The major streaming service Spotify now faces a class‑action lawsuit alleging it allowed fake or bot‑generated streams to inflate artist numbers, resulting in a distorted royalty model and harm to legitimate artists. Filed on November 2, 2025 in a California federal court, the complaint names Spotify as the defendant and claims that one of the world’s top streaming artists, Drake, though not accused of wrongdoing, appears in the filing as a beneficiary of what the plaintiffs describe as a “sprawling network of Bot Accounts.” While the suit does not allege that Drake himself orchestrated the behavior, it underscores his vast catalog of roughly 37 billion streams and contends that an unspecified but “non‑trivial percentage” of those counts derive from artificial activity.
The heart of the litigation lies in the way streaming royalties are paid: Spotify pools subscription and ad revenue and distributes it based on each artist’s percentage share of total streams. If an artist’s streaming count is artificially inflated, the payout model means other artists receive a smaller slice. The lawsuit contends that fraudulent streaming therefore translates to actual lost income for rights‑holders who generate authentic listens.

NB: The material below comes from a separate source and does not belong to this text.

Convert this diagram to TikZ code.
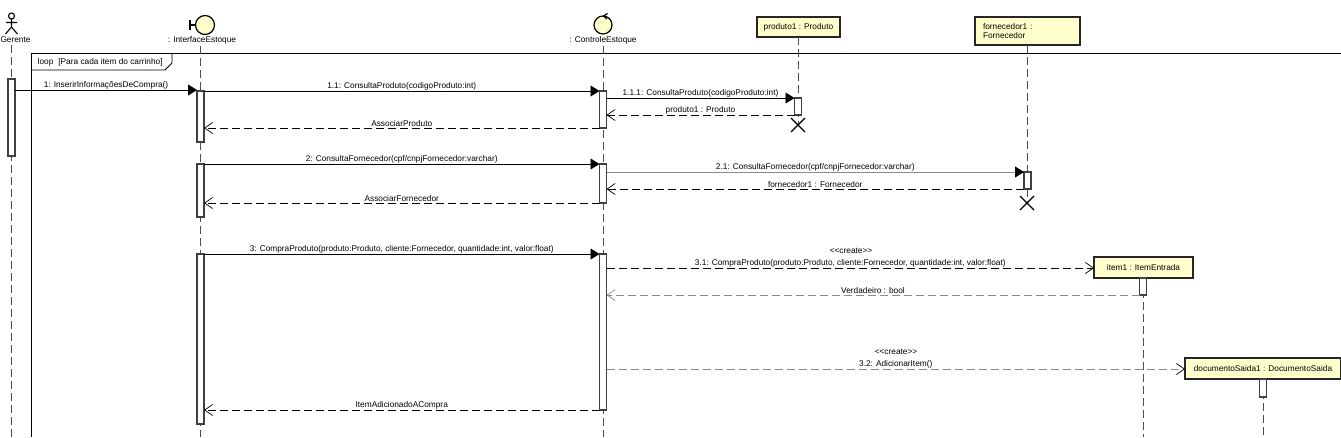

Supporting its argument are alleged red flags: the filing points to a 2024 instance in which some 250,000 streams of a track were logged as emanating from the UK but reportedly originated via VPNs in Turkey, among other suspicious patterns. Further, the complaint indicates that less than 2 percent of accounts were producing about 15 percent of an artist’s total streams, and fewer than 1 percent accounted for 9 percent of streams — irregularities the plaintiffs argue suggest bot‑farm behavior.
Spotify’s official response states that the company in no way benefits from such fraud, that it has invested in best‑in‑class systems to detect artificial streaming and that its fraud detection measures are effective — citing a prior case where, though $10 million in fraudulent royalty claims were alleged across platforms, Spotify’s portion was only $60,000.
The lawsuit is led by RBX (real name Eric Dwayne Collins), a rapper who is acting for a class of songwriters, performers and producers who claim they are the backbone of the industry yet receive less payment because of inflated metrics. The case taps into a broader concern: independent estimates suggest a sizeable share of streams across platforms may be inauthentic, prompting questions about fairness, transparency and the future of streaming as a compensation model for music creators.
As the case progresses, it could force deeper scrutiny of streaming platforms, their payout mechanics and the methods by which listens are tracked, verified and attributed. For artists and rights‑holders who rely on the legitimacy of those metrics, the outcome may bring significant financial and structural implications for the industry.